The slope-intercept form is a popular way to express linear equations. It is represented as \( y = mx + c \), where \( m \) denotes the slope of the line, and \( c \) represents the y-intercept, which is the point where the line crosses the y-axis.
When a line passes through the origin, the y-intercept \( c \) equals zero. Therefore, the equation simplifies to \( y = mx \). This form is quite useful for easily sketching and understanding graphs.
Here's why:

• The slope \( m \) indicates the steepness of the line and the direction in which it tilts. If \( m \) is positive, the line slopes upwards as you move from left to right.
• If \( m \) is negative, the line slopes downwards.
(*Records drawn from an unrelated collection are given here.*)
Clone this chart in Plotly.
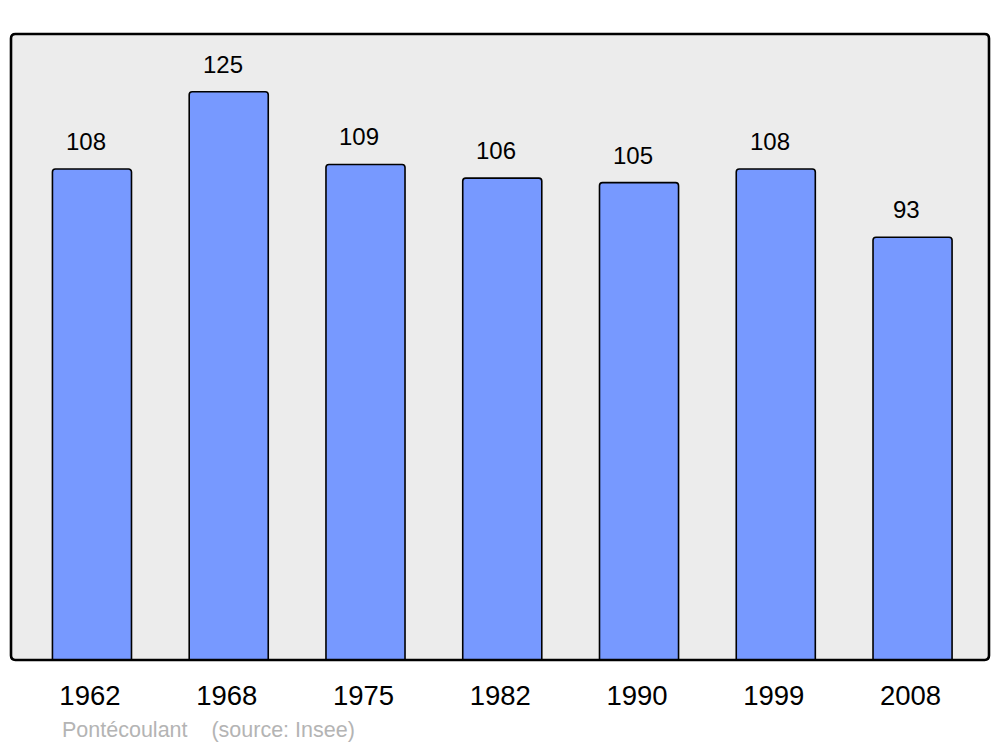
import plotly.graph_objects as go

years = ["1962", "1968", "1975", "1982", "1990", "1999", "2008"]
population = [108, 125, 109, 106, 105, 108, 93]
commune = "Pontécoulant"
source = "(source: Insee)"

pos = list(range(len(years)))

fig = go.Figure()

fig.add_trace(go.Bar(
    x=pos,
    y=population,
    width=0.578,
    marker=dict(color="#7799ff", line=dict(color="black", width=1.6), cornerradius=3),
    hoverinfo="skip",
))

# value labels above bars
for i, v in zip(pos, population):
    fig.add_annotation(
        x=i, y=v, text=str(v), showarrow=False,
        xanchor="center", yanchor="bottom", xshift=-6, yshift=12,
        font=dict(family="Liberation Sans, Arial, sans-serif", size=24, color="black"),
    )

# rounded frame around the plot area
rx, ry = 0.0045, 0.007
frame = (
    f"M {rx},0 L {1-rx},0 Q 1,0 1,{ry} L 1,{1-ry} Q 1,1 {1-rx},1 "
    f"L {rx},1 Q 0,1 0,{1-ry} L 0,{ry} Q 0,0 {rx},0 Z"
)
fig.add_shape(type="path", path=frame, xref="paper", yref="paper",
              line=dict(color="black", width=2.6), layer="above")

# footer (paper coords computed from the pixel layout of the plot area)
fig.add_annotation(
    x=(60 - 11) / 978, y=(660 - 730) / 626, xref="paper", yref="paper",
    text=f"{commune}&nbsp;&nbsp;&nbsp;&nbsp;{source}",
    showarrow=False, xanchor="left", yanchor="middle",
    font=dict(family="Liberation Sans, Arial, sans-serif", size=21.5, color="#b4b4b4"),
)

# page body has an 8px margin, so margins are shifted accordingly
fig.update_layout(
    width=1000, height=747,
    margin=dict(l=3, r=19, t=26, b=95),
    paper_bgcolor="white",
    plot_bgcolor="#ececec",
    showlegend=False,
    font=dict(family="Liberation Sans, Arial, sans-serif"),
    xaxis=dict(
        range=[-0.592, 6.559], tickvals=pos, ticktext=years,
        showgrid=False, zeroline=False, showline=False,
        ticks="outside", ticklen=11, tickcolor="rgba(0,0,0,0)",
        ticklabelshift=-2,
        tickfont=dict(size=27.5, color="black"), fixedrange=True,
    ),
    yaxis=dict(
        range=[0, 137.7], showticklabels=False, showgrid=False,
        zeroline=False, showline=False, fixedrange=True,
    ),
)

fig.write_html("out.html")
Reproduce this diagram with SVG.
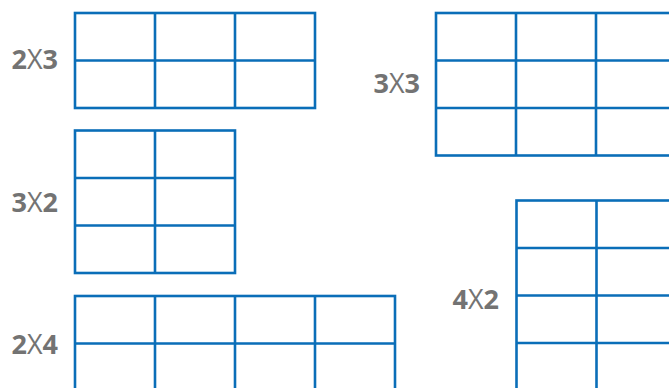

A slope of zero results in a horizontal line.
• By knowing the slope, you can predict how the line behaves across any two points on a graph.

Mastering the slope-intercept form is key to understanding and solving many linear algebra problems.

Line equations are mathematical expressions that describe straight lines on a graph. With the slope-intercept form \( y = mx + c \), the key focus is on the values of \( m \) and \( c \).
Given the slope \( m \), these equations can inform us about the path of the line. For example, let's consider the slopes provided in the exercise, such as 1, 0, \( \frac{1}{2} \), and -1.

• For \( m = 1 \), the line equation becomes \( y = x \), indicating a diagonal line that increases steadily.
• For \( m = 0 \), the equation \( y = 0 \) stands for a horizontal line, also known as the x-axis.
• For \( m = \frac{1}{2} \), \( y = \frac{1}{2}x \), we observe a line that rises slower compared to \( y = x \).
• With \( m = -1 \), \( y = -x \) forms a line that decreases to the right, mirroring that of \( y = x \).

The equation forms the backbone of any graphing task and helps visualize the behavior of linear relationships.

Graphing linear equations is a fundamental skill in understanding algebra. Once you have your line in the form of \( y = mx + c \), placing it on a coordinate plane gives a visual representation of the mathematical relationship.
For any equation, you only need two points to draw the entire line, but with the usage of slope-intercept form, you can derive the entire behavior with just the slope and the y-intercept.

• Start by plotting the y-intercept (for example, in lines through the origin, this means starting at \((0,0)\)).
• Use the slope \( m \) to determine the next point. For instance, a slope of 1 means for every step right, take a step up.
• Connect these points with a ruler to extend your line across the graph.

Practicing the graphing of linear equations enables you to visually interpret solutions and better understand the abstract representations given by equations.